Set task
Give back, word for word, only the lines from the opening of the records through the one with "const y = d3.scaleLinear().domain(yDomain).range([393, 10]);". Pictures stay out.

- - - -

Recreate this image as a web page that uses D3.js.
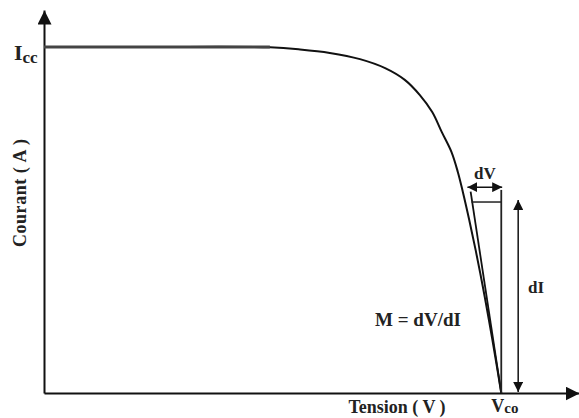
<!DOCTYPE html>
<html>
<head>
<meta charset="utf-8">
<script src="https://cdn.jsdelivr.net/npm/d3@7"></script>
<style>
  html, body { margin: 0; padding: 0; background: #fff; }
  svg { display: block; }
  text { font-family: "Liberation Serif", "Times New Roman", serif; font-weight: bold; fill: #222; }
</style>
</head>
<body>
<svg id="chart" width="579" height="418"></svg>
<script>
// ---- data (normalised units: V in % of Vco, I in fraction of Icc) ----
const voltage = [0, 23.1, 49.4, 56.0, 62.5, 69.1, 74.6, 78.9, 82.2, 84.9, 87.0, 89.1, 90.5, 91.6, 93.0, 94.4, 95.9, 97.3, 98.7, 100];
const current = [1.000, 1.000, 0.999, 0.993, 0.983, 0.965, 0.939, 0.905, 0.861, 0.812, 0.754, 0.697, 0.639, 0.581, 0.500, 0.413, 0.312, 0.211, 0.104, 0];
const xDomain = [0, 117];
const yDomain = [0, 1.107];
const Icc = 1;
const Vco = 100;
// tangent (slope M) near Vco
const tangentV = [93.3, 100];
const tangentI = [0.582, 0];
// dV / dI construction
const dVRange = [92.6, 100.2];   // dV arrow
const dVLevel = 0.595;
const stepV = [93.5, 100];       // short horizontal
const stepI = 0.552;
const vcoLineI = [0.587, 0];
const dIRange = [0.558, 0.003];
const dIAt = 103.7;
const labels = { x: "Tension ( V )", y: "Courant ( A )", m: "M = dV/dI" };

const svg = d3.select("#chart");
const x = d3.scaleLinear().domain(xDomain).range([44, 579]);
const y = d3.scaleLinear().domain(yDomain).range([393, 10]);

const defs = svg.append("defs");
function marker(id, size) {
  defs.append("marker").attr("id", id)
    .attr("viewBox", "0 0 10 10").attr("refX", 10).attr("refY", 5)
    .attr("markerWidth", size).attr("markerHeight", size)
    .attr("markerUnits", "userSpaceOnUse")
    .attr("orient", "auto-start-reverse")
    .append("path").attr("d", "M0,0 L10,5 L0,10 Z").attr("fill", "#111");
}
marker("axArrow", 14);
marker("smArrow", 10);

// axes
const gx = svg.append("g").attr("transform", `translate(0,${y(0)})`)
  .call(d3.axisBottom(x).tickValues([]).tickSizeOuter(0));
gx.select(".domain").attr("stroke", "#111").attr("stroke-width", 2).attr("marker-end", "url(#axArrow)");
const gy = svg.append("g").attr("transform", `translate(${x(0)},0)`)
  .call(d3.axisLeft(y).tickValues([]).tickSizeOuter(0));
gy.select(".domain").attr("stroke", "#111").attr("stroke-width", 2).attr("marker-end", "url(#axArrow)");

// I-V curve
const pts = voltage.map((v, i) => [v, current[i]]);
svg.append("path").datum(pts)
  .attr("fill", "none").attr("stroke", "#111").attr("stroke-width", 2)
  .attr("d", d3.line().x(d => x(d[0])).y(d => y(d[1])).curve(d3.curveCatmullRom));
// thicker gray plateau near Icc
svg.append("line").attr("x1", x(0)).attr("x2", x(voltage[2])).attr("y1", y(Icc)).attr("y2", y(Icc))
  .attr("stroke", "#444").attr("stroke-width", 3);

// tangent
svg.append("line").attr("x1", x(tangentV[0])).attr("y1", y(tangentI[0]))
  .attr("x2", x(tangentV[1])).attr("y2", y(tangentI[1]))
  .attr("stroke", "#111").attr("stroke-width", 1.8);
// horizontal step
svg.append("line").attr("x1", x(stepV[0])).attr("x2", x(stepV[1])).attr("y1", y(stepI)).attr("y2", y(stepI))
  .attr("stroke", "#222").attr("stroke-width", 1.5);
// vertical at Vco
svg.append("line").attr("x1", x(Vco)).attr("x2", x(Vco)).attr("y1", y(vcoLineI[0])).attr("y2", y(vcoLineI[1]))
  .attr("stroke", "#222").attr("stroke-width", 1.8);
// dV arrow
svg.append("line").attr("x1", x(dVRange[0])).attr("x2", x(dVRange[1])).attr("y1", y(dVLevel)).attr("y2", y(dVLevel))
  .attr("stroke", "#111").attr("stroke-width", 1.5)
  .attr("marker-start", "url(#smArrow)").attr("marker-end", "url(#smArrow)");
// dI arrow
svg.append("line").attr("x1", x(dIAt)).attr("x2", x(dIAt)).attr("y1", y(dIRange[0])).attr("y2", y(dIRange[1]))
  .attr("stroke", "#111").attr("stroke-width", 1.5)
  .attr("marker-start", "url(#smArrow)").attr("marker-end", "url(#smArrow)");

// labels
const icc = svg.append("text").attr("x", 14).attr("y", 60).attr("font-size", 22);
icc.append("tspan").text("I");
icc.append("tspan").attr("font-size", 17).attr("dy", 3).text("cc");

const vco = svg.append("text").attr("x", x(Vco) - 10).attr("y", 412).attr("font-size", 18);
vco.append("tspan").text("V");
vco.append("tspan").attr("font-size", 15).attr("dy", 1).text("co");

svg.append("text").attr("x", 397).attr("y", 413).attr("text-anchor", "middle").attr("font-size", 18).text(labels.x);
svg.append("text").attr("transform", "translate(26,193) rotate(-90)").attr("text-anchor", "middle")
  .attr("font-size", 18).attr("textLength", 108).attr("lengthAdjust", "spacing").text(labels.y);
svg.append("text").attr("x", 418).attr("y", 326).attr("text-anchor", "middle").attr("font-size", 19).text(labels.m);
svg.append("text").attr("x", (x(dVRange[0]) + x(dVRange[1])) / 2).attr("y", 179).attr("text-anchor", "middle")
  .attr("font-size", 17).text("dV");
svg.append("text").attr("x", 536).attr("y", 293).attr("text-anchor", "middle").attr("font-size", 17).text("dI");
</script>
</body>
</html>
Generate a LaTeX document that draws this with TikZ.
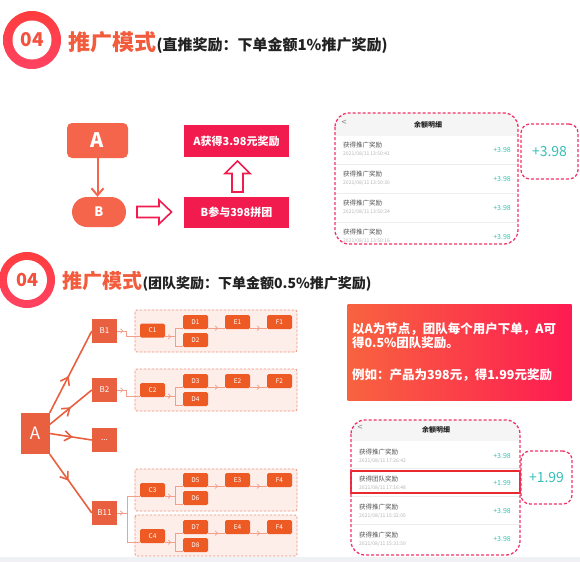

- - - -

Answer to this exercise
Recreate this image as a web page that uses D3.js.
<!DOCTYPE html>
<html>
<head>
<meta charset="utf-8">
<script src="https://cdn.jsdelivr.net/npm/d3@7"></script>
<style>
  html, body { margin: 0; padding: 0; background: #fff; }
  svg { display: block; }
  text { font-family: "Liberation Serif", "Times New Roman", serif; font-weight: bold; fill: #222; }
</style>
</head>
<body>
<svg id="chart" width="579" height="418"></svg>
<script>
// ---- data (normalised units: V in % of Vco, I in fraction of Icc) ----
const voltage = [0, 23.1, 49.4, 56.0, 62.5, 69.1, 74.6, 78.9, 82.2, 84.9, 87.0, 89.1, 90.5, 91.6, 93.0, 94.4, 95.9, 97.3, 98.7, 100];
const current = [1.000, 1.000, 0.999, 0.993, 0.983, 0.965, 0.939, 0.905, 0.861, 0.812, 0.754, 0.697, 0.639, 0.581, 0.500, 0.413, 0.312, 0.211, 0.104, 0];
const xDomain = [0, 117];
const yDomain = [0, 1.107];
const Icc = 1;
const Vco = 100;
// tangent (slope M) near Vco
const tangentV = [93.3, 100];
const tangentI = [0.582, 0];
// dV / dI construction
const dVRange = [92.6, 100.2];   // dV arrow
const dVLevel = 0.595;
const stepV = [93.5, 100];       // short horizontal
const stepI = 0.552;
const vcoLineI = [0.587, 0];
const dIRange = [0.558, 0.003];
const dIAt = 103.7;
const labels = { x: "Tension ( V )", y: "Courant ( A )", m: "M = dV/dI" };

const svg = d3.select("#chart");
const x = d3.scaleLinear().domain(xDomain).range([44, 579]);
const y = d3.scaleLinear().domain(yDomain).range([393, 10]);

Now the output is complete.